Our small commodity dairy is located in Highgate, Vermont; this is our life on the farm. Follow us on Twitter @boucherfarm and Instagram as Dawn05459
Tuesday, January 13, 2009
Life on the farm 01/12/09: smelt, no choking
While growing up at the big house in Bakersfield there were many seasonal food rituals: shelling the first peas and poaching them in milk and butter, picking wild apples and berries for jellies, gathering butternuts to dry on the porch. We were localvores before there was a word for it, backyard gardeners, and foragers as well.
In winter, there were smelt fresh from Lake Champlain. I'm still not sure how we came to be deep in fishes one day and eating canned Spam the next; I wasn't overly involved with either meal preparation or any outings on the ice. Mom would cook the smelt (and occasionally perch) cleaned, headless, and pan-fried. My recollection is that the kitchen hung heavy with the odor of re-used fryer oil and stinky fish. She always accompanied them with potatoes from the root cellar for the inevitable moment when someone started choking on the bones, the theory being that a large forkful of mash would force the obstruction further down.
Today at the supermarket, my husband Dan discovered that smelt was on offer at the ice counter. He also associates food with certain times of the year: maple dumplings and buckwheat pancakes at the first syrup, tortiere at Christmas, blood sausage – well, you don’t really want to know that story. He asked the counter gal if the fish were local. She answered that they were from Canada, wrinkled her nose, and said, "You really DON'T want fish from this lake!" Well, in point of fact that's exactly what he did want, but settled on purchasing 1/2 pound of headless, silver beauties.
(Canada is local because I can see it from my back porch, right?)
We were both excited about cooking them, as much as two forty-somethings can be about having secured a coveted seasonal food without having to incur the expense of dining out, or the trouble of catching it ourselves.
They were already cleaned (not perfectly, but I can handle removal of the odd internal bit) and still had the top and belly fins, which were easily removed with kitchen shears. I dusted them with a salt-free mix of rice flour and Penzy's brand Jamaican Jerk seasoning, nothing too overpowering. Very aromatic.

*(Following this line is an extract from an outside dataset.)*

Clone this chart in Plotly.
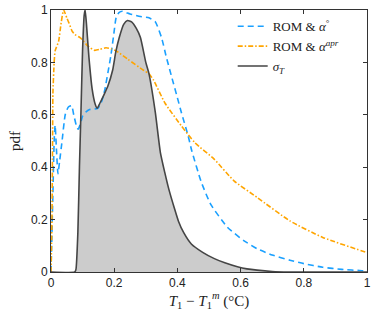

I have to mention that any fish served bone-in is not my first, second, or third choice for enjoyable dining (remember, the choking?) Though as a cook, I realize that everything on the bone tastes better and has less chance of becoming dry during the cooking process.
I pan-fried them in peanut oil in less than six minutes, just like Mom but minus the lingering smoke cloud, drained them on paper towels and served with purple jasmine rice and a mandatory-for-our-health vegetable. Dan and I ate the filets off the bones – they practically fell apart! He even ate one whole, bones and all, and decided it was not the best way to enjoy them. The flesh was delicate, moist, not at all fishy, and greatly enhanced by the addition of sea salt and lime. Not the fish I remember eating. There was no stabbing pain in the throat, no panicked grasp for water, and no leftovers.